The one big event that happened the first year we were in Dunrea was when "The Strangler", who had murdered a woman and a 14 year old girl in Winnipeg, was reported to be in the Killarney area, just 18 miles from our town. Naturally all the mothers were concerned and no girl was allowed to go out of doors after dark. It was a tremendously exciting time for us as we made that two block walk to school, glancing over our shoulders as though we were expecting the Strangler to pop up out of the ground at any moment. It was almost an anti-climax when he was arrested that fall, tried and executed in January 1928.
Another major event was when Arthur Thwaites got a bicycle - the first one in town! We all shared in the glory, though Harold was one of the chosen few who was allowed to put his hand on the bike and run alongside it, while we lesser mortals had to be satisfied with running along behind.
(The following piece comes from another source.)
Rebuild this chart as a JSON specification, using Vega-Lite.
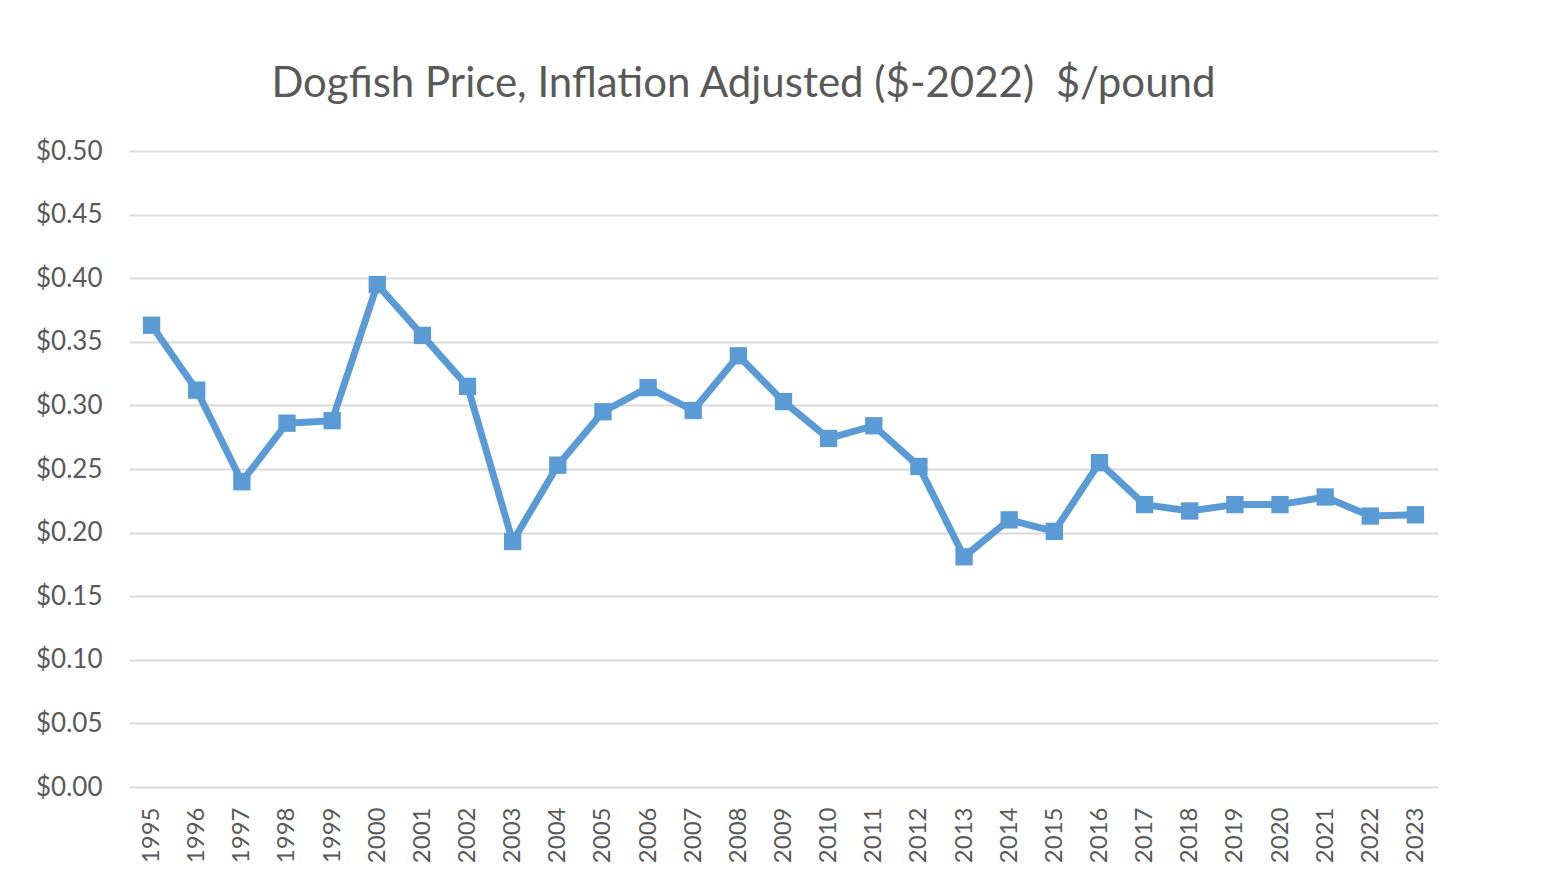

Fortunately the novelty wore off before we were run ragged.
The years went by quickly, punctuated by the highlights of the Christmas concert in the winter and Brandon Fair in June. I was grown up before I realized that the fair was primarily to show animals. We thought it was just to have rides and we all had our tickets given out at school. For one dollar we had admission to the grounds and 20 rides on Children's Day. Then of course there was an extra nickel or two for such luxuries as candy floss or a game of chance, and we all met at the car at noon for the picnic lunch Mom had packed. One summer on our way home it began to rain and Mr. Smith stopped the car to put up the side curtains. We were all snug inside until the rain began to drip through the roof on to Mom's beautiful hat, which was covered with rosy red velvet flowers. We were all so proud of Mom in that hat but the dye ran down her face and clothing and the hat was ruined. Life is full of little tragedies.
I had my first date when I was fourteen. The young brother of friends of ours was visiting with them and it was arranged that we should go together to a card party in the local hall. He called for me and gallantly knelt on the floor to fasten my galoshes (overshoes today). I was suddenly very self-conscious about the lumps made by my long underwear under my cotton stockings and I felt that I would rather die of pneumonia than endure such humiliation again. I needn't have worried - that was my one and only date in Dunrea!